» **Your task**
Restate each line word for word. Leave out every picture.
○ ○ ○ ○ ○
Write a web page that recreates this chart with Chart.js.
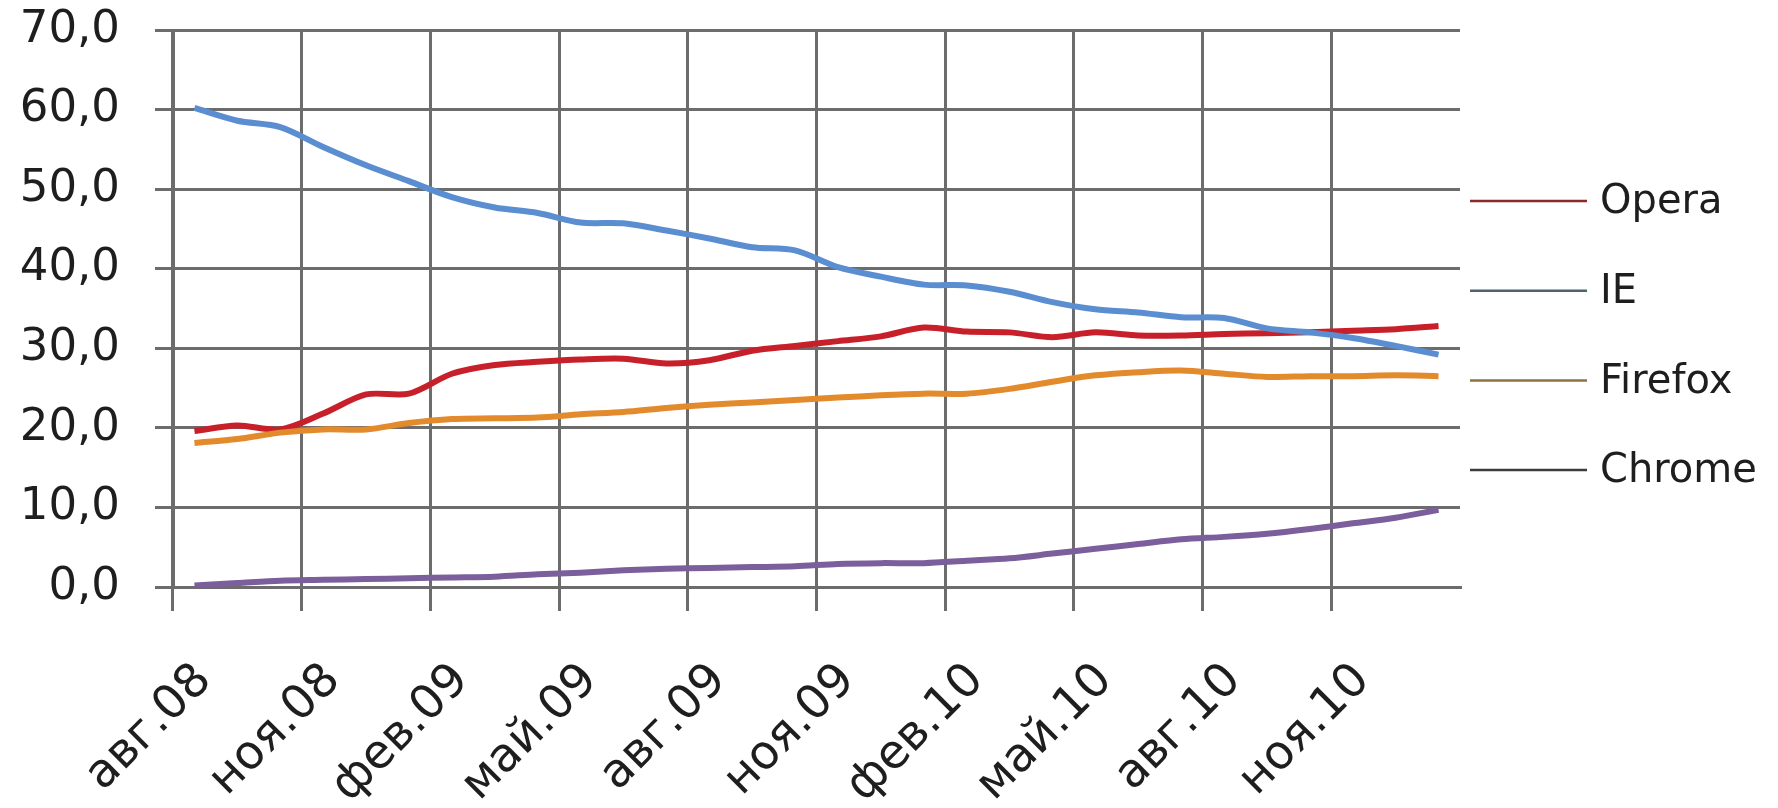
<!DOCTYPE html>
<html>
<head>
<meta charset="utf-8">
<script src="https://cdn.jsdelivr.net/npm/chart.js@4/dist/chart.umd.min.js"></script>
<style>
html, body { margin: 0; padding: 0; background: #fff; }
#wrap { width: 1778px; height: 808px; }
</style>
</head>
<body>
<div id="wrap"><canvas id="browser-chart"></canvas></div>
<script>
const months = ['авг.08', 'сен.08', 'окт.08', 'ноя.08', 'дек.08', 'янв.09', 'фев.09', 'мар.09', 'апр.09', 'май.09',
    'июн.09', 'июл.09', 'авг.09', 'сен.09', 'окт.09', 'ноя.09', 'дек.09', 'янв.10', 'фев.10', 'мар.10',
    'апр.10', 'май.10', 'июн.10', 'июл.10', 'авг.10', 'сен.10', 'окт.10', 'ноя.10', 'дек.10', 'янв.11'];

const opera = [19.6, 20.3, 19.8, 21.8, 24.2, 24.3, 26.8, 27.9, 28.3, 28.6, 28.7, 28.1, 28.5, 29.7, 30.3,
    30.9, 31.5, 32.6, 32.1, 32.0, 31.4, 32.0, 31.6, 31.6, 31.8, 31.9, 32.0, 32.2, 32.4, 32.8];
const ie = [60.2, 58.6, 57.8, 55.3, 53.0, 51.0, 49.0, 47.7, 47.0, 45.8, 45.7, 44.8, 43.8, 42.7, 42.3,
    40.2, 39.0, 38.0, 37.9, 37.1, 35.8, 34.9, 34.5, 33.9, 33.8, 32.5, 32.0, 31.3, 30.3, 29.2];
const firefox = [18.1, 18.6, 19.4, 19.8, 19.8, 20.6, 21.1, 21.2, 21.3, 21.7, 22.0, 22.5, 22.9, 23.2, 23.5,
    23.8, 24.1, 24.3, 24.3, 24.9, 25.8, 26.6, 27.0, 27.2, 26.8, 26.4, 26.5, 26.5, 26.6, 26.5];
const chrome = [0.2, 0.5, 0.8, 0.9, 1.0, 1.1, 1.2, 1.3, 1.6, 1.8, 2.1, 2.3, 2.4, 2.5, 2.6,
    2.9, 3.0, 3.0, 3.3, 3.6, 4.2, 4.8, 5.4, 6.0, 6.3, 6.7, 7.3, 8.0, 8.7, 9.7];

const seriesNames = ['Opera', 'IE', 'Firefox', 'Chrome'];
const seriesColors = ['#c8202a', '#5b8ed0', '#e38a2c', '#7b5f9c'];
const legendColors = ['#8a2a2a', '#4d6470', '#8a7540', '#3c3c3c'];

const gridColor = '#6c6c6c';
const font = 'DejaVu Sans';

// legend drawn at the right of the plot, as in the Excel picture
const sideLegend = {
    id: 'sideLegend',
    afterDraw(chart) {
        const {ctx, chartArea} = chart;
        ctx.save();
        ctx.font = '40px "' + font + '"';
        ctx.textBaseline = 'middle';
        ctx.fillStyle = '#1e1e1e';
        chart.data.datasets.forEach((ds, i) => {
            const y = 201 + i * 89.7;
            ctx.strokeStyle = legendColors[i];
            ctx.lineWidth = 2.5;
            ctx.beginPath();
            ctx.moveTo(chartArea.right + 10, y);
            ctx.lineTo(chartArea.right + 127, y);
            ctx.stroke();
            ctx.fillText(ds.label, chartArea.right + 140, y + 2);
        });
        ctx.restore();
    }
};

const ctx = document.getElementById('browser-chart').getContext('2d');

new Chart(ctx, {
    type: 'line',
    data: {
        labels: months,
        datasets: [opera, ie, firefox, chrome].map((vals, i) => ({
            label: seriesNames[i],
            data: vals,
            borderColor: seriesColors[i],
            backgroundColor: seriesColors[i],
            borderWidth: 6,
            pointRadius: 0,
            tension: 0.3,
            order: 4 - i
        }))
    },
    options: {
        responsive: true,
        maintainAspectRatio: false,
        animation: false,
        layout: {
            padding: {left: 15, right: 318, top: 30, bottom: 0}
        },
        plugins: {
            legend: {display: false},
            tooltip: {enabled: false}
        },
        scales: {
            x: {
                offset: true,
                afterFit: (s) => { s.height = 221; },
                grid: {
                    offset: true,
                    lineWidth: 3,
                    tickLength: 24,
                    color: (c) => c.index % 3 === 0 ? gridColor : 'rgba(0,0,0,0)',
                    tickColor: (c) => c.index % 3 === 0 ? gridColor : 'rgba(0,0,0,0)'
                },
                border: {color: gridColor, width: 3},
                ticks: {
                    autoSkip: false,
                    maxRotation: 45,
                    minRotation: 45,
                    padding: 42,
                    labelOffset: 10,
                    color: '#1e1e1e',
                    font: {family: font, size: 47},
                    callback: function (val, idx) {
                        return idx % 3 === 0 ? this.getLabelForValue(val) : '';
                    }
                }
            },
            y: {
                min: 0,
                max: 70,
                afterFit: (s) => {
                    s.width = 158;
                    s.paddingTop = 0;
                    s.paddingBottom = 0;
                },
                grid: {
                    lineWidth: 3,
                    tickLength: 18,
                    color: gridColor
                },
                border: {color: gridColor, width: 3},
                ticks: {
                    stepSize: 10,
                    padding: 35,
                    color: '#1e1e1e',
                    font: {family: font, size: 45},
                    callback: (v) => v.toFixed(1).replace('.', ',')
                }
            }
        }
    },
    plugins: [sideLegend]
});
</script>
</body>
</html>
○ ○ ○ ○ ○
» **Exercise result**
Write a web page that recreates this chart with Chart.js.
<!DOCTYPE html>
<html>
<head>
<meta charset="utf-8">
<script src="https://cdn.jsdelivr.net/npm/chart.js@4/dist/chart.umd.min.js"></script>
<style>
html, body { margin: 0; padding: 0; background: #fff; }
#wrap { width: 1778px; height: 808px; }
</style>
</head>
<body>
<div id="wrap"><canvas id="browser-chart"></canvas></div>
<script>
const months = ['авг.08', 'сен.08', 'окт.08', 'ноя.08', 'дек.08', 'янв.09', 'фев.09', 'мар.09', 'апр.09', 'май.09',
    'июн.09', 'июл.09', 'авг.09', 'сен.09', 'окт.09', 'ноя.09', 'дек.09', 'янв.10', 'фев.10', 'мар.10',
    'апр.10', 'май.10', 'июн.10', 'июл.10', 'авг.10', 'сен.10', 'окт.10', 'ноя.10', 'дек.10', 'янв.11'];

const opera = [19.6, 20.3, 19.8, 21.8, 24.2, 24.3, 26.8, 27.9, 28.3, 28.6, 28.7, 28.1, 28.5, 29.7, 30.3,
    30.9, 31.5, 32.6, 32.1, 32.0, 31.4, 32.0, 31.6, 31.6, 31.8, 31.9, 32.0, 32.2, 32.4, 32.8];
const ie = [60.2, 58.6, 57.8, 55.3, 53.0, 51.0, 49.0, 47.7, 47.0, 45.8, 45.7, 44.8, 43.8, 42.7, 42.3,
    40.2, 39.0, 38.0, 37.9, 37.1, 35.8, 34.9, 34.5, 33.9, 33.8, 32.5, 32.0, 31.3, 30.3, 29.2];
const firefox = [18.1, 18.6, 19.4, 19.8, 19.8, 20.6, 21.1, 21.2, 21.3, 21.7, 22.0, 22.5, 22.9, 23.2, 23.5,
    23.8, 24.1, 24.3, 24.3, 24.9, 25.8, 26.6, 27.0, 27.2, 26.8, 26.4, 26.5, 26.5, 26.6, 26.5];
const chrome = [0.2, 0.5, 0.8, 0.9, 1.0, 1.1, 1.2, 1.3, 1.6, 1.8, 2.1, 2.3, 2.4, 2.5, 2.6,
    2.9, 3.0, 3.0, 3.3, 3.6, 4.2, 4.8, 5.4, 6.0, 6.3, 6.7, 7.3, 8.0, 8.7, 9.7];

const seriesNames = ['Opera', 'IE', 'Firefox', 'Chrome'];
const seriesColors = ['#c8202a', '#5b8ed0', '#e38a2c', '#7b5f9c'];
const legendColors = ['#8a2a2a', '#4d6470', '#8a7540', '#3c3c3c'];

const gridColor = '#6c6c6c';
const font = 'DejaVu Sans';

// legend drawn at the right of the plot, as in the Excel picture
const sideLegend = {
    id: 'sideLegend',
    afterDraw(chart) {
        const {ctx, chartArea} = chart;
        ctx.save();
        ctx.font = '40px "' + font + '"';
        ctx.textBaseline = 'middle';
        ctx.fillStyle = '#1e1e1e';
        chart.data.datasets.forEach((ds, i) => {
            const y = 201 + i * 89.7;
            ctx.strokeStyle = legendColors[i];
            ctx.lineWidth = 2.5;
            ctx.beginPath();
            ctx.moveTo(chartArea.right + 10, y);
            ctx.lineTo(chartArea.right + 127, y);
            ctx.stroke();
            ctx.fillText(ds.label, chartArea.right + 140, y + 2);
        });
        ctx.restore();
    }
};

const ctx = document.getElementById('browser-chart').getContext('2d');

new Chart(ctx, {
    type: 'line',
    data: {
        labels: months,
        datasets: [opera, ie, firefox, chrome].map((vals, i) => ({
            label: seriesNames[i],
            data: vals,
            borderColor: seriesColors[i],
            backgroundColor: seriesColors[i],
            borderWidth: 6,
            pointRadius: 0,
            tension: 0.3,
            order: 4 - i
        }))
    },
    options: {
        responsive: true,
        maintainAspectRatio: false,
        animation: false,
        layout: {
            padding: {left: 15, right: 318, top: 30, bottom: 0}
        },
        plugins: {
            legend: {display: false},
            tooltip: {enabled: false}
        },
        scales: {
            x: {
                offset: true,
                afterFit: (s) => { s.height = 221; },
                grid: {
                    offset: true,
                    lineWidth: 3,
                    tickLength: 24,
                    color: (c) => c.index % 3 === 0 ? gridColor : 'rgba(0,0,0,0)',
                    tickColor: (c) => c.index % 3 === 0 ? gridColor : 'rgba(0,0,0,0)'
                },
                border: {color: gridColor, width: 3},
                ticks: {
                    autoSkip: false,
                    maxRotation: 45,
                    minRotation: 45,
                    padding: 42,
                    labelOffset: 10,
                    color: '#1e1e1e',
                    font: {family: font, size: 47},
                    callback: function (val, idx) {
                        return idx % 3 === 0 ? this.getLabelForValue(val) : '';
                    }
                }
            },
            y: {
                min: 0,
                max: 70,
                afterFit: (s) => {
                    s.width = 158;
                    s.paddingTop = 0;
                    s.paddingBottom = 0;
                },
                grid: {
                    lineWidth: 3,
                    tickLength: 18,
                    color: gridColor
                },
                border: {color: gridColor, width: 3},
                ticks: {
                    stepSize: 10,
                    padding: 35,
                    color: '#1e1e1e',
                    font: {family: font, size: 45},
                    callback: (v) => v.toFixed(1).replace('.', ',')
                }
            }
        }
    },
    plugins: [sideLegend]
});
</script>
</body>
</html>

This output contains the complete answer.